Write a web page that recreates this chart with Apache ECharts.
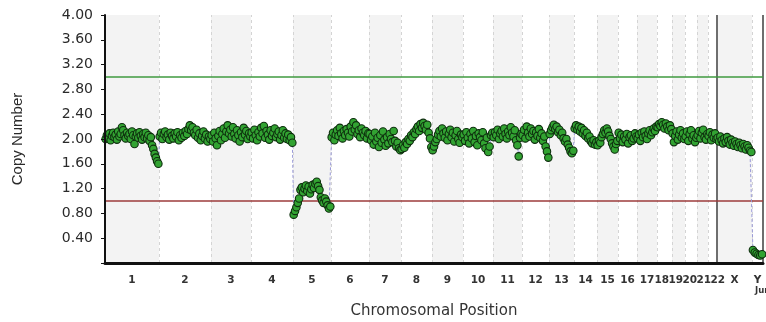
<!DOCTYPE html>
<html>
<head>
<meta charset="utf-8">
<script src="https://cdn.jsdelivr.net/npm/echarts@6/dist/echarts.min.js"></script>
<style>
html,body{margin:0;padding:0;background:#fff;}
#chart{width:766px;height:322px;}
</style>
</head>
<body>
<div id="chart"></div>
<script>
// ---- data ----
const chromNames = ['1','2','3','4','5','6','7','8','9','10','11','12','13','14','15','16','17','18','19','20','21','22','X','Y'];
const chromLengths = [54,52,40,42,38,38,32,31,31,30,29,27,25,23,21,19,20,15,13,12,11,9,35,11];
const yTickValues = [0.4,0.8,1.2,1.6,2.0,2.4,2.8,3.2,3.6,4.0];
const gainThreshold = 3.0;
const lossThreshold = 1.0;

const chr1Values = [2.00,2.06,2.02,2.09,1.98,2.05,2.10,2.03,2.07,1.99,2.12,2.04,2.08,2.19,2.14,2.06,2.01,2.10,2.05,2.08,2.00,2.12,2.06,1.92,2.04,2.09,2.02,2.11,2.05,1.99,2.08,2.03,2.10,2.01,2.06,1.97,2.03,1.90,1.84,1.76,1.70,1.64,1.60];
const chr2Values = [2.04,2.10,2.00,2.08,2.12,2.03,2.07,1.99,2.10,2.05,2.01,2.09,2.04,2.11,1.98,2.06,2.02,2.10,2.05,2.13,2.08,2.16,2.22,2.14,2.19,2.10,2.06,2.15,2.02,2.09,1.98,2.05,2.12,2.01,2.07,1.96,2.04,2.00];
const chr3Values = [2.06,1.96,2.10,2.01,1.90,2.05,2.13,1.98,2.08,2.17,2.02,2.12,2.22,2.09,2.15,2.04,2.19,2.08,2.01,2.14,2.06,1.96,2.11,2.03,2.18,2.07,2.13,2.00,2.09,2.04];
const chr4Values = [2.10,2.01,2.15,2.06,1.98,2.11,2.04,2.18,2.09,2.21,2.02,2.13,2.07,1.99,2.14,2.05,2.10,2.17,2.03,2.08,2.12,1.99,2.06,2.14,2.02,2.09,2.00,2.07,1.98,2.03,1.94];
const chr5Values = [0.78,0.84,0.90,0.97,1.04,1.18,1.22,1.14,1.20,1.25,1.16,1.23,1.12,1.19,1.26,1.21,1.28,1.31,1.24,1.18,1.06,1.01,0.97,1.04,0.99,0.93,0.88,0.91];
const chr6Values = [2.03,2.10,1.98,2.07,2.14,2.05,2.18,2.09,2.01,2.13,2.06,2.16,2.10,2.04,2.20,2.12,2.27,2.15,2.22,2.08,2.14,2.03,2.17,2.10,2.06,2.13,2.01,2.09];
const chr7Values = [2.08,1.98,2.04,1.91,2.10,1.96,2.02,1.87,2.06,1.94,2.12,1.99,1.89,2.03,1.93,2.08,2.00,1.95,2.13,1.97,1.88,1.94,1.85,1.82];
const chr8Values = [1.84,1.90,1.86,1.95,1.92,2.00,1.97,2.06,2.03,2.11,2.08,2.16,2.20,2.13,2.24,2.18,2.26,2.21,2.15,2.23,2.10,2.01,1.87];
const chr9Values = [1.82,1.88,1.95,2.00,2.07,2.13,2.04,2.17,2.09,2.02,2.12,1.98,2.08,2.15,2.03,2.10,1.96,2.06,2.13,2.00,1.94,2.07,2.03];
const chr10Values = [2.07,1.97,2.11,2.02,1.93,2.08,2.01,2.13,1.95,2.05,1.90,2.09,2.03,1.98,2.11,1.93,1.85,2.02,1.79,1.88,2.06,2.10];
const chr11Values = [2.03,2.11,2.06,2.15,2.00,2.09,2.13,2.04,2.17,2.08,2.01,2.12,2.06,2.19,2.10,2.04,2.14,1.98,1.90,1.72,2.02,2.08];
const chr12Values = [2.06,2.15,2.01,2.20,2.10,2.04,2.17,2.08,2.13,1.99,2.11,2.05,2.16,2.02,2.09,1.97,2.04,1.88,1.80,1.70];
const chr13Values = [2.08,2.14,2.19,2.23,2.16,2.20,2.11,2.15,2.06,2.10,2.01,1.96,2.00,1.91,1.86,1.80,1.77,1.81];
const chr14Values = [2.17,2.22,2.15,2.20,2.12,2.18,2.09,2.14,2.05,2.10,2.01,2.04,1.96,1.93,1.98,1.91,1.95];
const chr15Values = [1.90,1.97,1.94,2.03,2.08,2.14,2.10,2.17,2.12,2.05,2.00,1.93,1.88,1.83,1.92,1.97];
const chr16Values = [2.10,2.01,2.07,1.95,2.04,1.99,2.08,1.93,2.03,2.06,1.97,2.01,2.09,2.04];
const chr17Values = [2.01,2.07,1.97,2.10,2.03,2.12,2.05,2.00,2.09,2.14,2.06,2.11,2.17,2.13,2.20];
const chr18Values = [2.19,2.24,2.21,2.27,2.23,2.17,2.25,2.20,2.14,2.22,2.16];
const chr19Values = [2.09,1.95,2.05,2.12,1.99,2.07,2.14,2.02,2.09,2.00];
const chr20Values = [2.04,2.12,1.97,2.08,2.14,2.01,2.06,1.95,2.02];
const chr21Values = [2.06,2.13,2.01,2.10,2.15,2.03,1.99,2.08];
const chr22Values = [2.05,2.11,1.98,2.07,2.02,2.09,2.00];
const chrXValues = [2.02,1.96,2.04,1.98,1.93,2.01,1.95,2.03,1.97,1.91,1.99,1.94,1.89,1.96,1.92,1.87,1.94,1.90,1.85,1.92,1.88,1.83,1.90,1.86,1.81,1.79];
const chrYValues = [0.21,0.17,0.15,0.13,0.12,0.14];

const allChromValues = [chr1Values,chr2Values,chr3Values,chr4Values,chr5Values,chr6Values,chr7Values,chr8Values,chr9Values,chr10Values,chr11Values,chr12Values,chr13Values,chr14Values,chr15Values,chr16Values,chr17Values,chr18Values,chr19Values,chr20Values,chr21Values,chr22Values,chrXValues,chrYValues];

// ---- derived positions (genome coordinates) ----
const starts = [];
let acc = 0;
chromLengths.forEach(l => { starts.push(acc); acc += l; });
const genomeLength = acc;
const centers = chromLengths.map((l, i) => starts[i] + l / 2);

// spread crowded chromosome labels apart (relaxation), keeping order
const labelPos = centers.slice();
const minLabelGap = 14 * genomeLength / 658;
for (let it = 0; it < 300; it++) {
  for (let i = 0; i < labelPos.length - 2; i++) { // keep Y label at its centre
    const d = labelPos[i + 1] - labelPos[i];
    if (d < minLabelGap) {
      const s = (minLabelGap - d) / 2;
      labelPos[i] -= s;
      labelPos[i + 1] += s;
    }
  }
}

const points = [];
allChromValues.forEach((vals, ci) => {
  const n = vals.length, len = chromLengths[ci];
  vals.forEach((v, i) => points.push([starts[ci] + (i + 0.5) * len / n, v]));
});

const bandAreas = [];
chromNames.forEach((nm, i) => {
  if (i % 2 === 0) bandAreas.push([{ xAxis: starts[i] }, { xAxis: starts[i] + chromLengths[i] }]);
});
const xIndex = chromNames.indexOf('X');
const dashedBounds = starts.slice(1).filter((s, k) => k + 1 !== xIndex).map(s => ({ xAxis: s }));

const labelByPos = {};
labelPos.forEach((c, i) => { labelByPos[c.toFixed(3)] = chromNames[i]; });

const chart = echarts.init(document.getElementById('chart'), null, { renderer: 'canvas' });
chart.setOption({
  animation: false,
  grid: { left: 105, right: 3, top: 15, bottom: 59, containLabel: false, outerBoundsMode: 'none' },
  xAxis: {
    type: 'value', min: 0, max: genomeLength, z: 10,
    name: 'Chromosomal Position', nameLocation: 'middle', nameGap: 41,
    nameTextStyle: { fontFamily: 'DejaVu Sans', fontSize: 15, color: '#333' },
    axisLine: { show: true, lineStyle: { color: '#111', width: 3 } },
    axisTick: { show: false },
    splitLine: { show: false },
    axisLabel: {
      customValues: labelPos,
      margin: 12,
      hideOverlap: false,
      fontFamily: 'DejaVu Sans', fontSize: 10.5, fontWeight: 'bold', color: '#333',
      formatter: v => {
        const nm = labelByPos[v.toFixed(3)] || '';
        return nm === 'Y' ? '{a|Y}\n{b|Junk}' : nm;
      },
      rich: {
        a: { fontFamily: 'DejaVu Sans', fontSize: 10.5, fontWeight: 'bold', color: '#333', lineHeight: 11 },
        b: { fontFamily: 'DejaVu Sans', fontSize: 8.5, fontWeight: 'bold', color: '#333', lineHeight: 9, padding: [0, 0, 0, 16] }
      }
    }
  },
  yAxis: {
    type: 'value', min: 0, max: 4, interval: 0.4, z: 10,
    name: 'Copy Number', nameLocation: 'middle', nameGap: 80,
    nameTextStyle: { fontFamily: 'Liberation Sans', fontSize: 15, color: '#2a2a2a' },
    axisLine: { show: true, lineStyle: { color: '#111', width: 2 } },
    axisTick: { show: true, inside: false, length: 4, lineStyle: { color: '#111', width: 1 } },
    splitLine: { show: false },
    axisLabel: {
      customValues: yTickValues,
      margin: 12,
      fontFamily: 'DejaVu Sans', fontSize: 14, color: '#2a2a2a',
      formatter: v => v.toFixed(2)
    }
  },
  series: [
    {
      type: 'line', data: [], silent: true, z: 1,
      markArea: { silent: true, itemStyle: { color: '#f3f3f3' }, data: bandAreas },
      markLine: {
        silent: true, symbol: 'none', label: { show: false },
        data: [
          ...dashedBounds.map(d => ({ ...d, lineStyle: { color: '#d4d4d4', type: [3, 3], width: 1 } })),
          { xAxis: starts[xIndex], lineStyle: { color: '#6e6e6e', type: 'solid', width: 2 } },
          { xAxis: genomeLength, lineStyle: { color: '#6e6e6e', type: 'solid', width: 2 } }
        ]
      }
    },
    {
      type: 'line', data: [], silent: true, z: 2,
      markLine: {
        silent: true, symbol: 'none', label: { show: false },
        data: [
          { yAxis: gainThreshold, lineStyle: { color: '#3f9a3f', type: 'solid', width: 1.5 } },
          { yAxis: lossThreshold, lineStyle: { color: '#9c3b3b', type: 'solid', width: 1.5 } }
        ]
      }
    },
    {
      type: 'line', data: points, z: 5,
      symbol: 'circle', symbolSize: 7.5, showSymbol: true, showAllSymbol: true,
      lineStyle: { color: '#9a9ad8', width: 1, type: [3, 2] },
      itemStyle: { color: '#32a332', borderColor: '#0e2e0e', borderWidth: 1.1 },
      emphasis: { disabled: true }
    }
  ]
});
</script>
</body>
</html>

____________

WRITTEN INSTRUCTION
Without the pictures, return the listing above from its first line through the line that has "const lossThreshold = 1.0;".

TASK SOLUTION
Write a web page that recreates this chart with Apache ECharts.
<!DOCTYPE html>
<html>
<head>
<meta charset="utf-8">
<script src="https://cdn.jsdelivr.net/npm/echarts@6/dist/echarts.min.js"></script>
<style>
html,body{margin:0;padding:0;background:#fff;}
#chart{width:766px;height:322px;}
</style>
</head>
<body>
<div id="chart"></div>
<script>
// ---- data ----
const chromNames = ['1','2','3','4','5','6','7','8','9','10','11','12','13','14','15','16','17','18','19','20','21','22','X','Y'];
const chromLengths = [54,52,40,42,38,38,32,31,31,30,29,27,25,23,21,19,20,15,13,12,11,9,35,11];
const yTickValues = [0.4,0.8,1.2,1.6,2.0,2.4,2.8,3.2,3.6,4.0];
const gainThreshold = 3.0;
const lossThreshold = 1.0;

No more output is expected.